It's a major part of a portrait photographers job to recognise problem areas and manage the pose to minimise them. Nothing needs to be discussed with the client about the problems, unless they bring it up. Most times they will understand exactly what it is you are doing and they will love you for doing it without mention.


----------



## kwik (Sep 25, 2009)

Good thread and good information so far.  

I myself have HUGE scars on my stomach and left side with one rib removed on my left side.  skieur you are right! It would be very hard for me to bring up my scars and say "what can you do with these" However if a photographer used lighting and positioning to hide them or minimize them I'd be happy.  Now I'm not out of shape or anything like that.  In fact I am quite the opposite.  6'4" 212 and very well built.  But I have the scars.  And as I said.  They are big and there are lots of them.  So skieur I'd have to agree with you. If they were in the photo's I'd be okay with that.  As long as they aren't the first thing that your eye catches.  I'd kind of be insulted to be honest with you if someone made them the center of attention becuase I have a lot better features to look at then my scars.  Skieur I'd like to thank you for what you said and you'd be the type of photographer that I'd like to work with!


----------



## jbylake (Sep 25, 2009)

skieur said:


> jbylake said:
> 
> 
> > I'm not a professional, so I really don't have to worry about it. But I think if I was confronted with that dilemma, I'd wait for them to bring it up.
> ...


Yeah, I see your point.  I'm just glad I haven't had to deal with that issue.  In fact, everyone in this thread have offered pretty good points of view.
I hope I never have too (face this dilemma).
J.:mrgreen:


----------



## Derrel (Sep 25, 2009)

Around 20 years ago, I shot portraits every day at a busy studio,and made my entire living at it. We had a lot of regular people come in,and occasionally a person would mention they had a problem area,and would just matter of factly ask if we could make their glasses not look weird (Coke bottle bottom lenses), or make their nose look not crooked (no profile or semi-profile poses), and make them look better if they were heavy set. Many older women in their late 60's to 80's would ask for, "the special filter", knowing full well that we had diffusion filters available, just like the ones used for Hollywood actresses in some of those oh-so-very 1940's films.

One of the simplest things is to NEVER show a person's nose outside the outline of their face; many people think they have a big or unattractive nose,and as soon as the outline of the nose breaks past the cheekline, they HATE the portrait. So don't do that! Always angle a heavy set person's body to the camera,and never show a heavy set woman straight-shouldered to the camera--the broad shouldered look is for linebackers and lumberjacks. Never use broad lighting on a person with a fat or broad face.

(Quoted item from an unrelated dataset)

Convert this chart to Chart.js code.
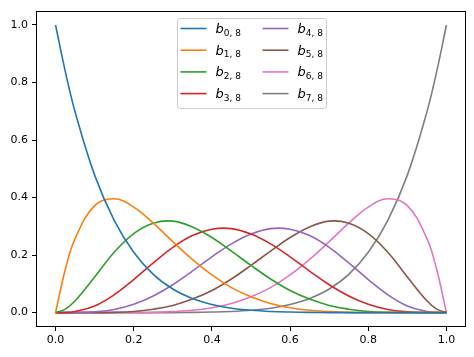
<!DOCTYPE html>
<html>
<head>
<meta charset="utf-8">
<script src="https://cdn.jsdelivr.net/npm/chart.js@4/dist/chart.umd.min.js"></script>
<style>
  html, body { margin: 0; padding: 0; background: #fff; }
  #wrap { width: 474px; height: 357px; }
</style>
</head>
<body>
<div id="wrap"><canvas id="c" width="474" height="357"></canvas></div>
<script>
// ---- data ----
const xs = [0, 0.025, 0.05, 0.1, 0.15, 0.2, 0.25, 0.3, 0.35, 0.4, 0.45, 0.5, 0.55, 0.6, 0.65, 0.7, 0.75, 0.8, 0.85, 0.9, 0.95, 0.975, 1];
const b0 = [1, 0.838, 0.698, 0.478, 0.321, 0.210, 0.133, 0.082, 0.049, 0.028, 0.015, 0.008, 0.004, 0.002, 0.001, 0, 0, 0, 0, 0, 0, 0, 0];
const b1 = [0, 0.150, 0.257, 0.372, 0.396, 0.367, 0.311, 0.247, 0.185, 0.131, 0.087, 0.055, 0.032, 0.017, 0.008, 0.004, 0.001, 0, 0, 0, 0, 0, 0];
const b2 = [0, 0.012, 0.041, 0.124, 0.210, 0.275, 0.311, 0.318, 0.298, 0.261, 0.214, 0.164, 0.117, 0.077, 0.047, 0.025, 0.012, 0.004, 0.001, 0, 0, 0, 0];
const b3 = [0, 0, 0.004, 0.023, 0.062, 0.115, 0.173, 0.227, 0.268, 0.290, 0.292, 0.273, 0.239, 0.194, 0.144, 0.097, 0.058, 0.029, 0.011, 0.003, 0, 0, 0];
const b4 = [0, 0, 0, 0.003, 0.011, 0.029, 0.058, 0.097, 0.144, 0.194, 0.239, 0.273, 0.292, 0.290, 0.268, 0.227, 0.173, 0.115, 0.062, 0.023, 0.004, 0, 0];
const b5 = [0, 0, 0, 0, 0.001, 0.004, 0.012, 0.025, 0.047, 0.077, 0.117, 0.164, 0.214, 0.261, 0.298, 0.318, 0.311, 0.275, 0.210, 0.124, 0.041, 0.012, 0];
const b6 = [0, 0, 0, 0, 0, 0, 0.001, 0.004, 0.008, 0.017, 0.032, 0.055, 0.087, 0.131, 0.185, 0.247, 0.311, 0.367, 0.396, 0.372, 0.257, 0.150, 0];
const b7 = [0, 0, 0, 0, 0, 0, 0, 0, 0.001, 0.002, 0.004, 0.008, 0.015, 0.028, 0.049, 0.082, 0.133, 0.210, 0.321, 0.478, 0.698, 0.838, 1];
const seriesBase = 'b';
const seriesSubs = ['0, 8', '1, 8', '2, 8', '3, 8', '4, 8', '5, 8', '6, 8', '7, 8'];
const xTicks = [0, 0.2, 0.4, 0.6, 0.8, 1.0];
const yTicks = [0, 0.2, 0.4, 0.6, 0.8, 1.0];

const series = [b0, b1, b2, b3, b4, b5, b6, b7];
const colors = ['#1f77b4', '#ff7f0e', '#2ca02c', '#d62728', '#9467bd', '#8c564b', '#e377c2', '#7f7f7f'];

const datasets = series.map((ys, i) => ({
  label: seriesBase + seriesSubs[i],
  data: xs.map((x, k) => ({ x: x, y: ys[k] })),
  borderColor: colors[i],
  backgroundColor: colors[i],
  borderWidth: 1.6,
  pointRadius: 0,
  fill: false,
  tension: 0.4
}));

const framePlugin = {
  id: 'frame',
  afterDatasetsDraw(chart) {
    const { ctx, chartArea: a } = chart;
    ctx.save();
    ctx.strokeStyle = '#000';
    ctx.lineWidth = 1;
    ctx.strokeRect(Math.round(a.left) + 0.5, Math.round(a.top) + 0.5, Math.round(a.right - a.left) - 1, Math.round(a.bottom - a.top) - 1);
    ctx.restore();
  }
};

const legendPlugin = {
  id: 'mplLegend',
  afterDraw(chart) {
    const { ctx, chartArea: a } = chart;
    const boxW = 149, boxH = 90;
    const cx = (a.left + a.right) / 2;
    const bx = Math.round(cx - boxW / 2) + 0.5, by = Math.round(a.top + 7) + 0.5;
    ctx.save();
    const r = 3;
    ctx.beginPath();
    ctx.moveTo(bx + r, by);
    ctx.lineTo(bx + boxW - r, by);
    ctx.quadraticCurveTo(bx + boxW, by, bx + boxW, by + r);
    ctx.lineTo(bx + boxW, by + boxH - r);
    ctx.quadraticCurveTo(bx + boxW, by + boxH, bx + boxW - r, by + boxH);
    ctx.lineTo(bx + r, by + boxH);
    ctx.quadraticCurveTo(bx, by + boxH, bx, by + boxH - r);
    ctx.lineTo(bx, by + r);
    ctx.quadraticCurveTo(bx, by, bx + r, by);
    ctx.closePath();
    ctx.fillStyle = 'rgba(255,255,255,0.8)';
    ctx.fill();
    ctx.strokeStyle = '#cccccc';
    ctx.lineWidth = 1;
    ctx.stroke();
    const rowGap = 21.7;
    chart.data.datasets.forEach((ds, i) => {
      const col = Math.floor(i / 4), row = i % 4;
      const lx = bx + 3 + col * 82;
      const ly = by + 10 + row * rowGap;
      ctx.strokeStyle = ds.borderColor;
      ctx.lineWidth = 1.6;
      ctx.beginPath();
      ctx.moveTo(lx, ly);
      ctx.lineTo(lx + 26, ly);
      ctx.stroke();
      const tx = lx + 35;
      ctx.fillStyle = '#000';
      ctx.textBaseline = 'alphabetic';
      ctx.textAlign = 'left';
      ctx.font = 'italic 13px "DejaVu Sans"';
      ctx.fillText(seriesBase, tx, ly + 4.5);
      const w = ctx.measureText(seriesBase).width;
      ctx.font = '9px "DejaVu Sans"';
      ctx.fillText(seriesSubs[i], tx + w, ly + 7);
    });
    ctx.restore();
  }
};

new Chart(document.getElementById('c'), {
  type: 'line',
  data: { datasets },
  plugins: [framePlugin, legendPlugin],
  options: {
    responsive: false,
    animation: false,
    events: [],
    layout: { padding: { left: 0, right: 8, top: 8, bottom: 0 } },
    plugins: { legend: { display: false }, tooltip: { enabled: false } },
    scales: {
      x: {
        type: 'linear',
        min: -0.05,
        max: 1.05,
        afterBuildTicks(scale) { scale.ticks = xTicks.map(v => ({ value: v })); },
        afterFit(scale) { scale.height = 30; },
        border: { display: false },
        grid: { drawOnChartArea: false, drawTicks: true, tickLength: 4, color: '#000', tickWidth: 1 },
        ticks: {
          color: '#000',
          font: { family: 'DejaVu Sans', size: 11 },
          padding: 3,
          maxRotation: 0,
          callback: v => Number(v).toFixed(1)
        }
      },
      y: {
        type: 'linear',
        min: -0.05,
        max: 1.05,
        afterBuildTicks(scale) { scale.ticks = yTicks.map(v => ({ value: v })); },
        afterFit(scale) { scale.width = 36; },
        border: { display: false },
        grid: { drawOnChartArea: false, drawTicks: true, tickLength: 4, color: '#000', tickWidth: 1 },
        ticks: {
          color: '#000',
          font: { family: 'DejaVu Sans', size: 11 },
          padding: 4,
          callback: v => Number(v).toFixed(1)
        }
      }
    }
  }
});
</script>
</body>
</html>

Set the main light a bit higher on a chubby-faced, jowly person and have them lean forward a slight bit and raise the camera two inches higher than normal and a triple chin magically goes AWAY. All done without saying anything even remotely offensive.

A good code method is to is to help them get posed,with specific posing instructions, and then ask them to look directly at the lens, and then say, "Please look right at the lens, while I adjust the main light so it is 'just so'. I want to get my main light set just perfectly." Let them know that you want to get the lighting "just right, not too high,and not too low," and it's almost like code-speak--they realize what you are doing--minimizing their double chins or bulbous nose or chubby tummy,etc.

It's really a matter of using light and sound posing fundamentals in the right way, and of reassuring your subject that you are taking "steps" to make them look good. In family group shots, if a person is very heavy, you can often angle them appropriately at the shoulders and position another person in font of their tummy,and in general pose the group so as to put everybody into a good position. People are paying you to make them look good,and you do what works in each situation.


----------